Par ailleurs, le mouvement nommé « Le balai citoyen », initié en juin 2013 par les chanteurs Smockey et Sams K Le Jah reprenant le modèle du mouvement sénégalais "Y’en a marre", contribue à renforcer l’ampleur des mobilisations au cours de ces dernières années, en s’appuyant notamment sur les réseaux sociaux.
Ce mouvement a d’ailleurs joué un rôle de tout premier plan pour faire échouer la tentative de putsch du 16 septembre 2015 perpétrée par le Régiment de sécurité présidentielle (RSP) qui avait pris en otage une partie du gouvernement au palais présidentiel à Ouagadougou. C’est à l’appel du Balai citoyen que la population civile et une partie de l’armée loyaliste se sont mobilisées pour faire échouer et obtenir la reddition des putschistes tout comme le rétablissement du gouvernement de transition. Celui-ci n’a pas tardé à satisfaire aux revendications de la société civile avec la dissolution du RSP, la destitution et le jugement des hauts gradés responsables de cette tentative de coup d’État.

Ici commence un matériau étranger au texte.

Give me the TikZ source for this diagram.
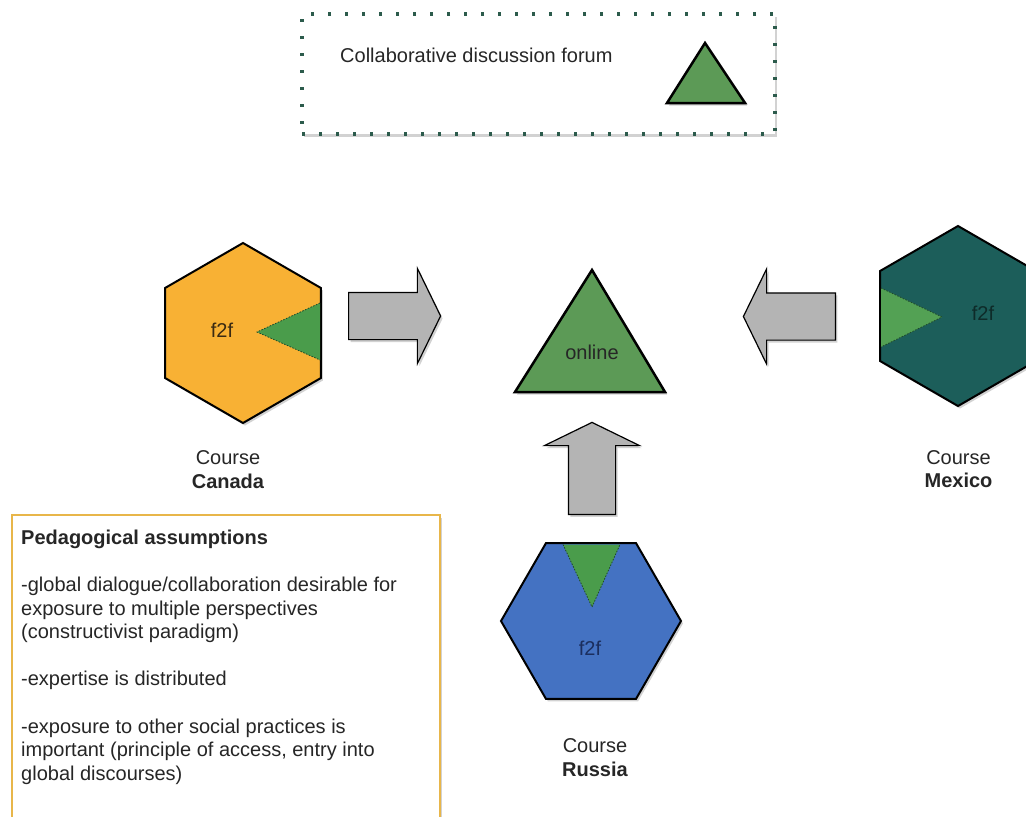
\documentclass[tikz,border=0pt]{standalone}
\usepackage{fontspec}
\setmainfont{Liberation Sans}
\usetikzlibrary{shapes.geometric,shapes.arrows,shadows}

\definecolor{canadaorange}{HTML}{F8B134}
\definecolor{mexicoteal}{HTML}{1C5E5A}
\definecolor{russiablue}{HTML}{4472C2}
\definecolor{forumgreen}{HTML}{5C9A56}
\definecolor{wedgegreen}{HTML}{4A9C4B}
\definecolor{wedgeline}{HTML}{1F4A2A}
\definecolor{arrowgray}{HTML}{B4B4B4}
\definecolor{legendline}{HTML}{2C5B4C}
\definecolor{notegold}{HTML}{E8B64A}

\tikzset{
  softshadow/.style={drop shadow={opacity=0.35,shadow xshift=2pt,shadow yshift=-2.5pt}},
  hexa/.style={regular polygon, regular polygon sides=6, minimum size=180pt,
    inner sep=0pt, draw=black, line width=2pt, softshadow},
  wedgeedge/.style={draw=wedgeline, dash pattern=on 1.5pt off 1.5pt, line width=0.8pt},
  forum/.style={fill=forumgreen, draw=black, line width=2.5pt, softshadow},
  blockarrow/.style={single arrow, draw=black, line width=1.2pt, fill=arrowgray,
    minimum height=92pt, single arrow head extend=24pt,
    single arrow tip angle=128, inner sep=23pt, anchor=tail, softshadow},
  txt/.style={font=\fontsize{20}{23.6}\selectfont, text=black!85, inner sep=0pt}
}

\begin{document}
\begin{tikzpicture}[x=1pt,y=-1pt]
\clip (0,0) rectangle (1026,817);
\fill[white] (0,0) rectangle (1026,817);

% legend
\node[draw=legendline, line width=3.2pt, dash pattern=on 3.2pt off 13.8pt, fill=white,
  minimum width=473pt, minimum height=120pt, inner sep=0pt, softshadow] (legend) at (538.5,74) {};
\node[txt, anchor=west] (forumtext) at (340,55) {Collaborative discussion forum};
\draw[forum] (705,43) -- (745,103) -- (667,103) -- cycle;

% online forum
\draw[forum] (592,270) -- (665,392) -- (515,392) -- cycle;
\node[txt] (online) at (592,352) {online};

% Canada
\node[hexa, fill=canadaorange, shape border rotate=90] (canada) at (243,333) {};
\fill[wedgegreen] (320,303) -- (257,332) -- (320,360) -- cycle;
\draw[wedgeedge] (320,303) -- (257,332) -- (320,360);
\node[txt, text={rgb,255:red,58;green,42;blue,18}] (canadaf2f) at (222,330) {f2f};
\node[txt, align=center] (canadalabel) at (228,469.5) {Course\\\textbf{Canada}};

% Mexico
\node[hexa, fill=mexicoteal, shape border rotate=90] (mexico) at (958,316) {};
\fill[wedgegreen!95!white] (881,288) -- (942,317) -- (881,347) -- cycle;
\draw[wedgeedge] (881,288) -- (942,317) -- (881,347);
\node[txt, text={rgb,255:red,14;green,43;blue,41}] (mexicof2f) at (983,313) {f2f};
\node[txt, align=center] (mexicolabel) at (958.5,469) {Course\\\textbf{Mexico}};

% Russia
\node[hexa, fill=russiablue] (russia) at (591,621) {};
\fill[wedgegreen] (563,544.5) -- (592,607) -- (620,544.5) -- cycle;
\draw[wedgeedge] (563,544.5) -- (592,607) -- (620,544.5);
\node[txt, text={rgb,255:red,27;green,46;blue,94}] (russiaf2f) at (590,648) {f2f};
\node[txt, align=center] (russialabel) at (595,757.5) {Course\\\textbf{Russia}};

% arrows into the forum
\node[blockarrow] (canadaarrow) at (348,316) {};
\node[blockarrow, shape border rotate=180] (mexicoarrow) at (836,316.5) {};
\node[blockarrow, shape border rotate=90] (russiaarrow) at (592,515) {};

% assumptions
\draw[notegold, line width=2pt, fill=white, softshadow] (12,515) rectangle (440,840);
\node[txt, anchor=north west, align=left] (assumptions) at (21,529.5) {%
  \textbf{Pedagogical assumptions}\\[23.6pt]
  -global dialogue/collaboration desirable for\\
  exposure to multiple perspectives\\
  (constructivist paradigm)\\[23.6pt]
  -expertise is distributed\\[23.6pt]
  -exposure to other social practices is\\
  important (principle of access, entry into\\
  global discourses)};
\end{tikzpicture}
\end{document}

Le Balai citoyen est effectivement un des premiers acteurs de la société civile encore aujourd’hui : lutte continuelle pour la liberté d’expression des populations, le vivre-ensemble etc. Il travaille d’ailleurs avec des ONG et des associations locales sur des projets de développement ou de lutte contre le terrorisme.
Durant la phase de transition qui se poursuit jusqu’à l’élection du président Kaboré en novembre 2015 et jusqu’en mai 2016 pour les élections locales, la société civile est fortement impliquée dans le processus et en particulier dans la gestion des collectivités territoriales. Après la révolution, l’ensemble des conseils municipaux et régionaux sont dissous, des hauts fonctionnaires d’État sont nommés administrateurs (Présidents de délégation spéciale) à la tête des collectivités et les représentants de la société civile sont pleinement associés à la gestion des collectivités afin de ne pas créer de rupture dans la décentralisation durant la phase de transition.
La société civile sous la présidence de Roch Marc Christian Kaboré
Parmi les acquis de l’insurrection populaire de 2014, une franche libération de la parole se traduit d’ailleurs par une forte croissance de la diversité et du nombre d’organisations de la société civile . En ce qui concerne les autres avancées, le secrétaire général de la CGT du Burkina Faso (CGT-B) Bassolmé Bazié [3] cite « une plus grande indépendance des pouvoirs judiciaire et législatif », et même « quelques avancées sociales », comme l’intégration de nombreux contractuels dans la fonction publique ou la réforme en cours du code du travail, qui devrait donner plus de droits aux salariés du privé…
Cependant l’alternance des gouvernants ne se traduit pas par un changement politique profond. En 2019 le désenchantement de l’opinion publique est nettement perceptible face à la politique du gouvernement, tant les actions mises en œuvre peinent à sortir la majorité de la population de ses difficultés sociales et économiques.
D’ailleurs les leaders du Balai Citoyen [4] qui s’étaient particulièrement affichés en proximité du pouvoir dans la période de transition en subissent en partie le contrecoup avec une démobilisation des militants.
Le contexte du terrorisme que subit le Burkina Faso est loin de laisser indifférentes les organisations de la société civile. Plus que dans d’autres pays, elles n’hésitent pas à exprimer leur soutien aux forces gouvernementales, tout en apportant leurs critiques et des éléments de modération pour appeler à l’action avec discernement et responsabilité [5].